→ Your objective
Copy the material that follows word for word and omit its pictures.

→ Dataset excerpt

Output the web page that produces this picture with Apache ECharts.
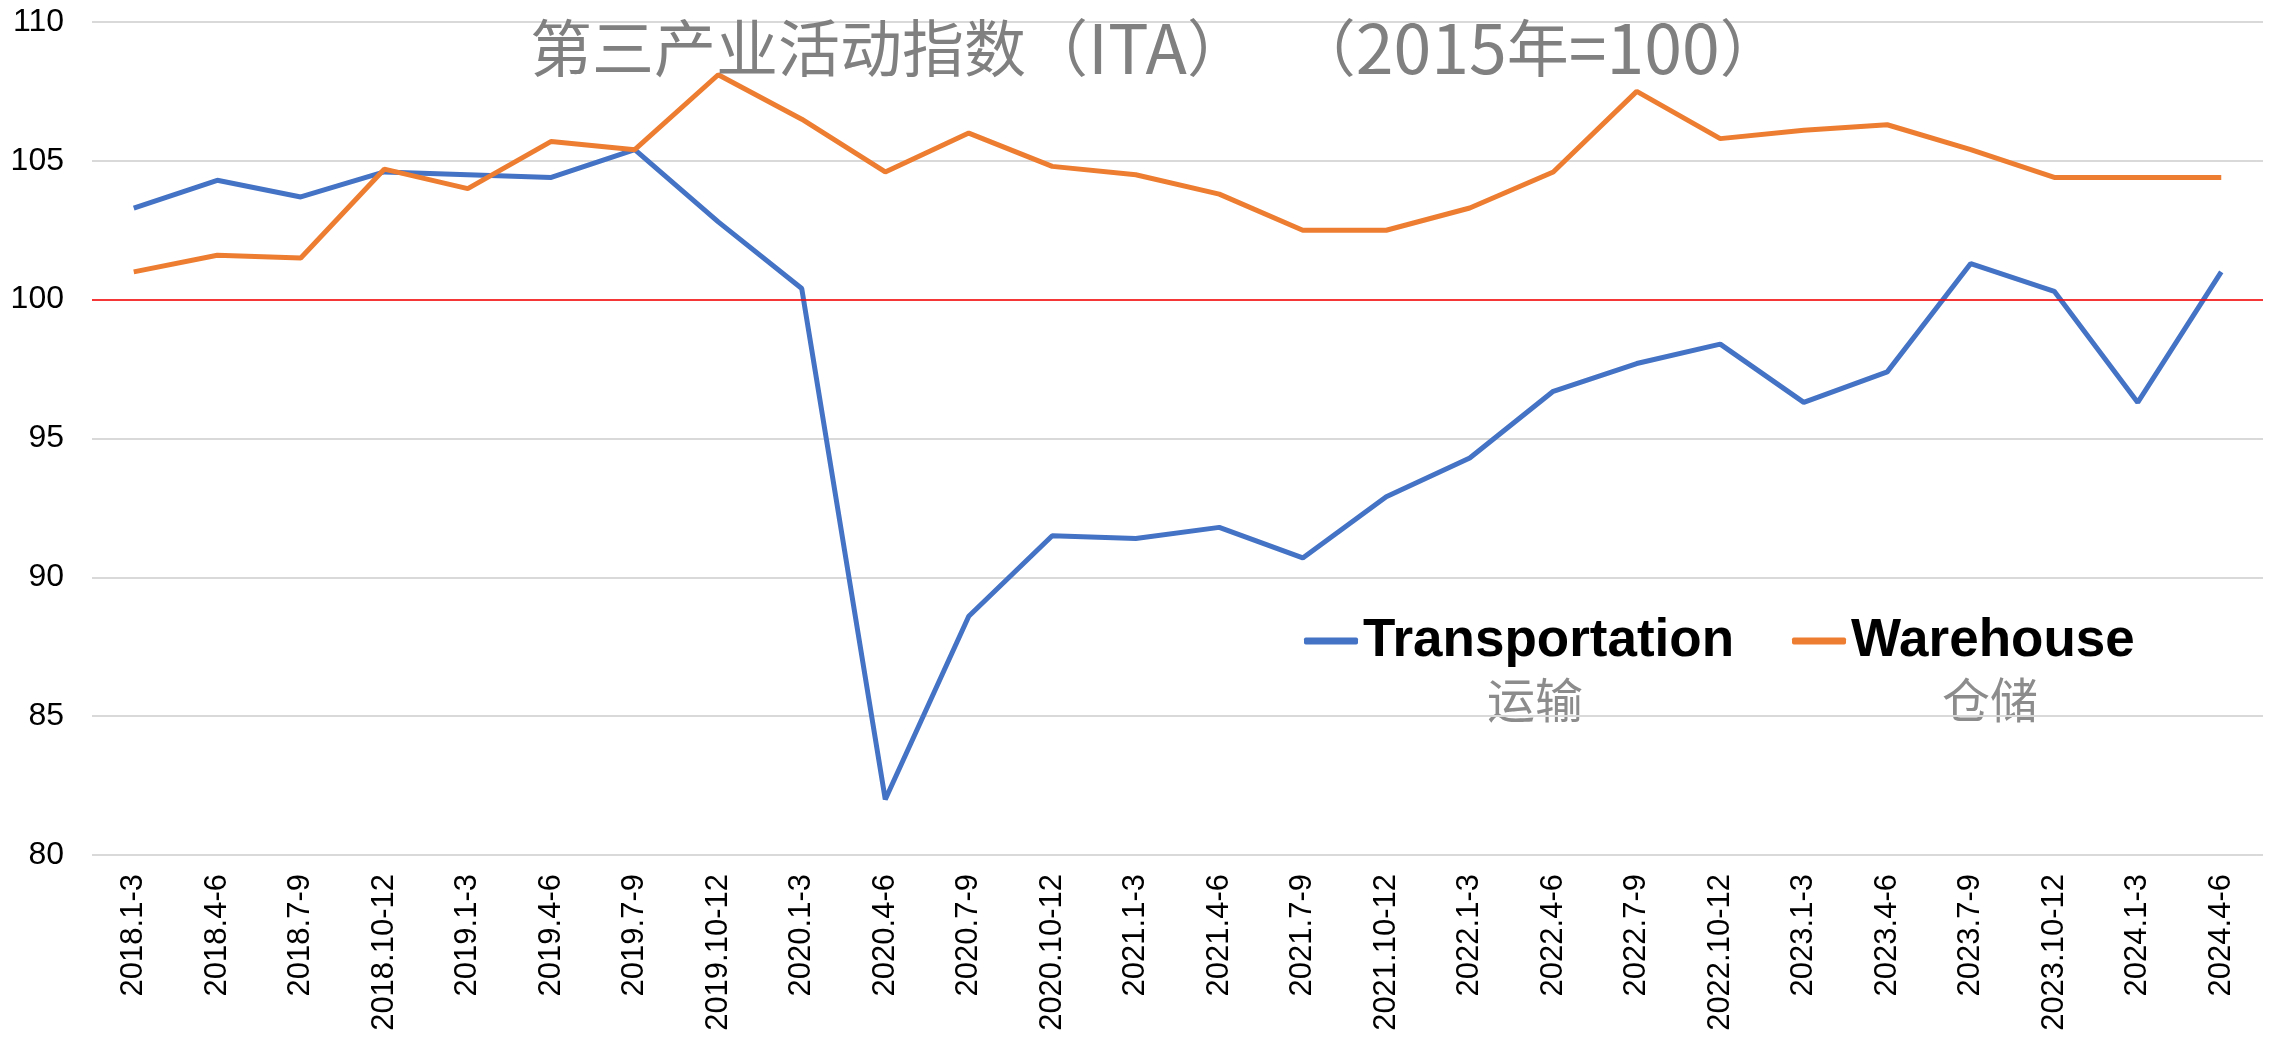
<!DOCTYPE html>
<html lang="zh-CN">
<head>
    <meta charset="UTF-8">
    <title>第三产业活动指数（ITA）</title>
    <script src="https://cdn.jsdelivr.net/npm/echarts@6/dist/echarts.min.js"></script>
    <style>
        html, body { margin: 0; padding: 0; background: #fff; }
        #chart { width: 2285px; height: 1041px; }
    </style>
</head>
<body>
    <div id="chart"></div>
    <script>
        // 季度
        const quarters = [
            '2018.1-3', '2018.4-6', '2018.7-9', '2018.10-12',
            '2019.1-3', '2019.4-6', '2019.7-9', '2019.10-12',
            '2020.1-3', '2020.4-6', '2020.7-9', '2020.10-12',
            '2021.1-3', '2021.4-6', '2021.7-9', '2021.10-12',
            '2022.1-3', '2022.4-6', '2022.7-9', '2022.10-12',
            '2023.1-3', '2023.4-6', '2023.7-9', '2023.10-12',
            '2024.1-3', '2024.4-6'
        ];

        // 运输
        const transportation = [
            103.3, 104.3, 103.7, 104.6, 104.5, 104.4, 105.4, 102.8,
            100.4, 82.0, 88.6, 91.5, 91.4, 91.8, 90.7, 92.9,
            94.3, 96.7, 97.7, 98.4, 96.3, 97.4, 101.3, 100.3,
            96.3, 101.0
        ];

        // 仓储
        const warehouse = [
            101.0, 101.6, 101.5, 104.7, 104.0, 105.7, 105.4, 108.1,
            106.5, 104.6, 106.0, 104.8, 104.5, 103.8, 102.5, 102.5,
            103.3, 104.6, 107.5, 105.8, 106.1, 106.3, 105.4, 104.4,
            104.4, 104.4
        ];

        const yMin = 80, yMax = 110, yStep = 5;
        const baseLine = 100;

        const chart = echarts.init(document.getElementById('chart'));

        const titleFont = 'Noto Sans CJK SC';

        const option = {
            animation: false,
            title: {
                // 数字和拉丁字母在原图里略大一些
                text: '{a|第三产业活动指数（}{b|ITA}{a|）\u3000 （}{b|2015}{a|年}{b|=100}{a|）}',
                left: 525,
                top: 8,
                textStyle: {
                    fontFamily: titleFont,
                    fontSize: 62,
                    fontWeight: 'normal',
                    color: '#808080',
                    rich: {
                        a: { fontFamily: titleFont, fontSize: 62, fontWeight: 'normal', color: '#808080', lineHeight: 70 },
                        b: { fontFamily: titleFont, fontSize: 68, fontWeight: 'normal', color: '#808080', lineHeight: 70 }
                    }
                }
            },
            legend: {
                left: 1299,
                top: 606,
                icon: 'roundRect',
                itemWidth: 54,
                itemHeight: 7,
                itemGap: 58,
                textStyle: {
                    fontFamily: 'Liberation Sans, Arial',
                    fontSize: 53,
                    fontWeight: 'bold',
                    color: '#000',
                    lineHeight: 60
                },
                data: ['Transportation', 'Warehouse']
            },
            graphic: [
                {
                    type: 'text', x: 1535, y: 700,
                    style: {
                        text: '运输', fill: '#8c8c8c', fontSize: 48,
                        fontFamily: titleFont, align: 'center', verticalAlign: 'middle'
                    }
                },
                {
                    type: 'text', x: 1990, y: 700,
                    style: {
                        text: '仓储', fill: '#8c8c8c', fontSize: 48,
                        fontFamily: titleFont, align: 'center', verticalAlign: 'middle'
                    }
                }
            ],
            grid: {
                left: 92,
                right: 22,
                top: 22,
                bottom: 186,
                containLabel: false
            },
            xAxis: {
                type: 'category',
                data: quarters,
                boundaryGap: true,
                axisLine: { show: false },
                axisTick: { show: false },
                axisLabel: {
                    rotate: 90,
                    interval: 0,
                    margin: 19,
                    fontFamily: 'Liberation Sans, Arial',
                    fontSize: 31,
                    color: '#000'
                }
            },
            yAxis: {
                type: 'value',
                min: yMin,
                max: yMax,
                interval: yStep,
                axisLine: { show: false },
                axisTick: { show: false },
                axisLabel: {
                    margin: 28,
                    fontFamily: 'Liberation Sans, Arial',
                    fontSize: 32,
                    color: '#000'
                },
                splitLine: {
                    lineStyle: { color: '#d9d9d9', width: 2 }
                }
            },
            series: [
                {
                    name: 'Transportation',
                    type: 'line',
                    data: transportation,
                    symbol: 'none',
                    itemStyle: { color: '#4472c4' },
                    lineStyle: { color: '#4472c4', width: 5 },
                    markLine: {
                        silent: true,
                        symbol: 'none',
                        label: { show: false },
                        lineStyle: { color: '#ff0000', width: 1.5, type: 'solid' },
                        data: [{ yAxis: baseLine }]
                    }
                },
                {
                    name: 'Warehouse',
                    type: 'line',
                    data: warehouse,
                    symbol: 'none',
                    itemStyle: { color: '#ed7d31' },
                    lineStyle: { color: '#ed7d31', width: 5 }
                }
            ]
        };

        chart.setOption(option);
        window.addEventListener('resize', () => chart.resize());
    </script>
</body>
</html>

→ Exercise solution
Output the web page that produces this picture with Apache ECharts.
<!DOCTYPE html>
<html lang="zh-CN">
<head>
    <meta charset="UTF-8">
    <title>第三产业活动指数（ITA）</title>
    <script src="https://cdn.jsdelivr.net/npm/echarts@6/dist/echarts.min.js"></script>
    <style>
        html, body { margin: 0; padding: 0; background: #fff; }
        #chart { width: 2285px; height: 1041px; }
    </style>
</head>
<body>
    <div id="chart"></div>
    <script>
        // 季度
        const quarters = [
            '2018.1-3', '2018.4-6', '2018.7-9', '2018.10-12',
            '2019.1-3', '2019.4-6', '2019.7-9', '2019.10-12',
            '2020.1-3', '2020.4-6', '2020.7-9', '2020.10-12',
            '2021.1-3', '2021.4-6', '2021.7-9', '2021.10-12',
            '2022.1-3', '2022.4-6', '2022.7-9', '2022.10-12',
            '2023.1-3', '2023.4-6', '2023.7-9', '2023.10-12',
            '2024.1-3', '2024.4-6'
        ];

        // 运输
        const transportation = [
            103.3, 104.3, 103.7, 104.6, 104.5, 104.4, 105.4, 102.8,
            100.4, 82.0, 88.6, 91.5, 91.4, 91.8, 90.7, 92.9,
            94.3, 96.7, 97.7, 98.4, 96.3, 97.4, 101.3, 100.3,
            96.3, 101.0
        ];

        // 仓储
        const warehouse = [
            101.0, 101.6, 101.5, 104.7, 104.0, 105.7, 105.4, 108.1,
            106.5, 104.6, 106.0, 104.8, 104.5, 103.8, 102.5, 102.5,
            103.3, 104.6, 107.5, 105.8, 106.1, 106.3, 105.4, 104.4,
            104.4, 104.4
        ];

        const yMin = 80, yMax = 110, yStep = 5;
        const baseLine = 100;

        const chart = echarts.init(document.getElementById('chart'));

        const titleFont = 'Noto Sans CJK SC';

        const option = {
            animation: false,
            title: {
                // 数字和拉丁字母在原图里略大一些
                text: '{a|第三产业活动指数（}{b|ITA}{a|）\u3000 （}{b|2015}{a|年}{b|=100}{a|）}',
                left: 525,
                top: 8,
                textStyle: {
                    fontFamily: titleFont,
                    fontSize: 62,
                    fontWeight: 'normal',
                    color: '#808080',
                    rich: {
                        a: { fontFamily: titleFont, fontSize: 62, fontWeight: 'normal', color: '#808080', lineHeight: 70 },
                        b: { fontFamily: titleFont, fontSize: 68, fontWeight: 'normal', color: '#808080', lineHeight: 70 }
                    }
                }
            },
            legend: {
                left: 1299,
                top: 606,
                icon: 'roundRect',
                itemWidth: 54,
                itemHeight: 7,
                itemGap: 58,
                textStyle: {
                    fontFamily: 'Liberation Sans, Arial',
                    fontSize: 53,
                    fontWeight: 'bold',
                    color: '#000',
                    lineHeight: 60
                },
                data: ['Transportation', 'Warehouse']
            },
            graphic: [
                {
                    type: 'text', x: 1535, y: 700,
                    style: {
                        text: '运输', fill: '#8c8c8c', fontSize: 48,
                        fontFamily: titleFont, align: 'center', verticalAlign: 'middle'
                    }
                },
                {
                    type: 'text', x: 1990, y: 700,
                    style: {
                        text: '仓储', fill: '#8c8c8c', fontSize: 48,
                        fontFamily: titleFont, align: 'center', verticalAlign: 'middle'
                    }
                }
            ],
            grid: {
                left: 92,
                right: 22,
                top: 22,
                bottom: 186,
                containLabel: false
            },
            xAxis: {
                type: 'category',
                data: quarters,
                boundaryGap: true,
                axisLine: { show: false },
                axisTick: { show: false },
                axisLabel: {
                    rotate: 90,
                    interval: 0,
                    margin: 19,
                    fontFamily: 'Liberation Sans, Arial',
                    fontSize: 31,
                    color: '#000'
                }
            },
            yAxis: {
                type: 'value',
                min: yMin,
                max: yMax,
                interval: yStep,
                axisLine: { show: false },
                axisTick: { show: false },
                axisLabel: {
                    margin: 28,
                    fontFamily: 'Liberation Sans, Arial',
                    fontSize: 32,
                    color: '#000'
                },
                splitLine: {
                    lineStyle: { color: '#d9d9d9', width: 2 }
                }
            },
            series: [
                {
                    name: 'Transportation',
                    type: 'line',
                    data: transportation,
                    symbol: 'none',
                    itemStyle: { color: '#4472c4' },
                    lineStyle: { color: '#4472c4', width: 5 },
                    markLine: {
                        silent: true,
                        symbol: 'none',
                        label: { show: false },
                        lineStyle: { color: '#ff0000', width: 1.5, type: 'solid' },
                        data: [{ yAxis: baseLine }]
                    }
                },
                {
                    name: 'Warehouse',
                    type: 'line',
                    data: warehouse,
                    symbol: 'none',
                    itemStyle: { color: '#ed7d31' },
                    lineStyle: { color: '#ed7d31', width: 5 }
                }
            ]
        };

        chart.setOption(option);
        window.addEventListener('resize', () => chart.resize());
    </script>
</body>
</html>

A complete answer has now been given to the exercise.